I'm traveling east on I-80 today with friends. The last
time I traveled this highway I was newly engaged, enroute with my fiancé to
Ohio to meet my future in-laws. I can't help recall memories of today's date
one year ago. Waking heavy hearted. The nauseous dread in my gut as I picked up
the phone. The pain of breaking someone's heart. Breaking mine. The ring
nestled in the folds of the down comforter. Staring at it and feeling the naked
gap on my finger. The voice of grief summoning my pregnant friend from
upstairs. Being held around her swelling belly. Fear that my sadness would
penetrate her womb. Sleepless nights, my fingers working jigsaw puzzles to help
distract my brain.
I wish this anniversary marked a point where I could look
back from a further place of moving on. That I could see how all this fits into
a story for my good. That I could be grateful. I know the truths people gently
try to tell me. The new me on the other side of this will be a better me than I
knew before. Anger only hurts me, not him. But today my fists clench tightly
around that anger. And I won't voice it here for fear of saying something I'll
regret. But I don't want a new me. I want something easy. I want my heart to
feel normal again.
He seems to have moved on. Dating someone else. Telling
her the same things he told me. Unconcerned with fulfilling his responsibility
to me first. He told me over and over I was worth it. But I was only worth it
until I broke up with him, until I stopped reassuring him and feeding him and
making things work out.

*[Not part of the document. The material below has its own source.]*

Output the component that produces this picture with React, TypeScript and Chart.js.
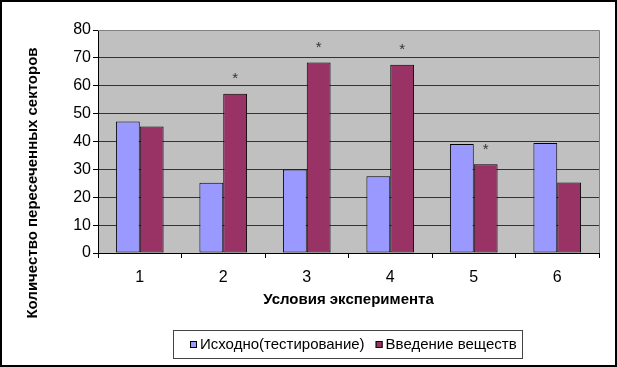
import React, { useEffect, useRef } from "react";
import { Chart, registerables } from "chart.js";

Chart.register(...registerables);

const categories = ["1", "2", "3", "4", "5", "6"];
const seriesNames = ["Исходно(тестирование)", "Введение веществ"];
const baselineValues = [47.2, 25.2, 30, 27.5, 39.1, 39.5];
const treatedValues = [45.4, 57.1, 68.3, 67.5, 31.8, 25.3];
const significant = [false, true, true, true, true, false];
const yTicks = [0, 10, 20, 30, 40, 50, 60, 70, 80];
const xTitle = "Условия эксперимента";
const yTitle = "Количество пересеченных секторов";

const FONT = "'Liberation Sans', Arial, sans-serif";

const decorPlugin = {
  id: "decor",
  beforeDraw(chart: any) {
    const { ctx, chartArea: a } = chart;
    ctx.save();
    ctx.fillStyle = "#ffffff";
    ctx.fillRect(0, 0, chart.width, chart.height);
    ctx.fillStyle = "#c0c0c0";
    ctx.fillRect(a.left, a.top, a.right - a.left, a.bottom - a.top);
    ctx.restore();
  },
  afterDatasetsDraw(chart: any) {
    const { ctx, chartArea: a } = chart;
    ctx.save();
    ctx.strokeStyle = "#808080";
    ctx.lineWidth = 1;
    ctx.beginPath();
    ctx.moveTo(a.left, a.top + 0.5);
    ctx.lineTo(a.right + 0.5, a.top + 0.5);
    ctx.lineTo(a.right + 0.5, a.bottom);
    ctx.stroke();
    const meta = chart.getDatasetMeta(1);
    ctx.fillStyle = "#333333";
    ctx.font = `15px ${FONT}`;
    ctx.textAlign = "center";
    ctx.textBaseline = "alphabetic";
    meta.data.forEach((bar: any, i: number) => {
      if (!significant[i]) return;
      ctx.fillText("*", bar.x, bar.y - 10.5);
    });
    ctx.restore();
  },
  afterDraw(chart: any) {
    const { ctx, chartArea: a } = chart;
    ctx.save();
    ctx.font = `bold 15px ${FONT}`;
    ctx.fillStyle = "#000";
    ctx.textAlign = "center";
    ctx.textBaseline = "middle";
    ctx.translate(32.5, 183);
    ctx.rotate(-Math.PI / 2);
    ctx.fillText(yTitle, 0, 0);
    ctx.restore();

    ctx.save();
    const boxW = 349;
    const boxH = 28;
    const bx = Math.round((a.left + a.right) / 2 - 1 - boxW / 2);
    const by = Math.round(a.bottom + 77);
    ctx.strokeStyle = "#444";
    ctx.lineWidth = 1;
    ctx.strokeRect(bx + 0.5, by + 0.5, boxW, boxH);
    ctx.font = `15px ${FONT}`;
    ctx.textBaseline = "middle";
    ctx.textAlign = "left";
    const cy = by + 14.5;
    let x = bx + 17;
    chart.data.datasets.forEach((ds: any) => {
      ctx.fillStyle = ds.backgroundColor;
      ctx.fillRect(x, cy - 3.5, 7, 7);
      ctx.strokeStyle = "#000";
      ctx.strokeRect(x + 0.5, cy - 3.5 + 0.5, 6, 6);
      ctx.fillStyle = "#000";
      ctx.fillText(ds.label, x + 10, cy);
      x += 10 + ctx.measureText(ds.label).width + 11;
    });
    ctx.restore();

    ctx.save();
    ctx.strokeStyle = "#000";
    ctx.lineWidth = 2;
    ctx.strokeRect(1, 1, chart.width - 2, chart.height - 2);
    ctx.restore();
  },
};

export default function App() {
  const ref = useRef<HTMLCanvasElement | null>(null);
  useEffect(() => {
    if (!ref.current) return;
    const chart = new Chart(ref.current, {
      type: "bar",
      data: {
        labels: categories,
        datasets: [
          {
            label: seriesNames[0],
            data: baselineValues,
            backgroundColor: "#9999ff",
            borderColor: "#000000",
            borderWidth: 1,
            borderSkipped: false,
          },
          {
            label: seriesNames[1],
            data: treatedValues,
            backgroundColor: "#993366",
            borderColor: "#000000",
            borderWidth: 1,
            borderSkipped: false,
          },
        ],
      },
      options: {
        responsive: false,
        animation: false,
        devicePixelRatio: 1,
        events: [],
        categoryPercentage: 0.571,
        barPercentage: 1,
        layout: { padding: { left: 0, right: 18, top: 30, bottom: 58 } },
        plugins: {
          legend: { display: false },
          tooltip: { enabled: false },
          title: { display: false },
        },
        scales: {
          x: {
            grid: {
              offset: true,
              drawOnChartArea: false,
              drawTicks: true,
              tickLength: 5,
              tickColor: "#000",
              color: "#000",
            },
            border: { color: "#000", width: 1 },
            ticks: {
              color: "#000",
              font: { family: FONT, size: 16 },
              padding: 9.5,
              maxRotation: 0,
            },
            title: {
              display: true,
              text: xTitle,
              color: "#000",
              font: { family: FONT, size: 15, weight: "bold" },
              padding: { top: 0, bottom: 0 },
            },
            afterFit(scale: any) {
              scale.height = 56;
            },
          },
          y: {
            min: 0,
            max: 80,
            afterBuildTicks(scale: any) {
              scale.ticks = yTicks.map((v) => ({ value: v }));
            },
            grid: {
              color: (c: any) => (c.tick && c.tick.value === 80 ? "#808080" : "#333333"),
              tickColor: "#000",
              tickLength: 5,
              drawTicks: true,
            },
            border: { color: "#000", width: 1 },
            ticks: {
              color: "#000",
              font: { family: FONT, size: 16 },
              padding: 2,
            },
            afterFit(scale: any) {
              scale.width = 98;
            },
          },
        },
      },
      plugins: [decorPlugin],
    } as any);
    return () => chart.destroy();
  }, []);
  return (
    <div style={{ position: "absolute", left: 0, top: 0, width: 617, height: 367 }}>
      <canvas ref={ref} width={617} height={367} style={{ display: "block" }} />
    </div>
  );
}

That's how it feels at least. Was I only worth what he
could get from me? His words feel so empty. And now I worry that I just sound
whiny and obsessive. That no one will want to read this because it's not filled
with some profound revelation or theology for how to pass through such an
anniversary with grace and poise.
I'll get to a place where I believe the truth. Where I
let go of the livid diatribe in my mind. Where peace comes and I trust hearing
the Lord speak to me. That's about all the confidence I can muster. But today
is not yet that day. And to claim anything different would be a lie.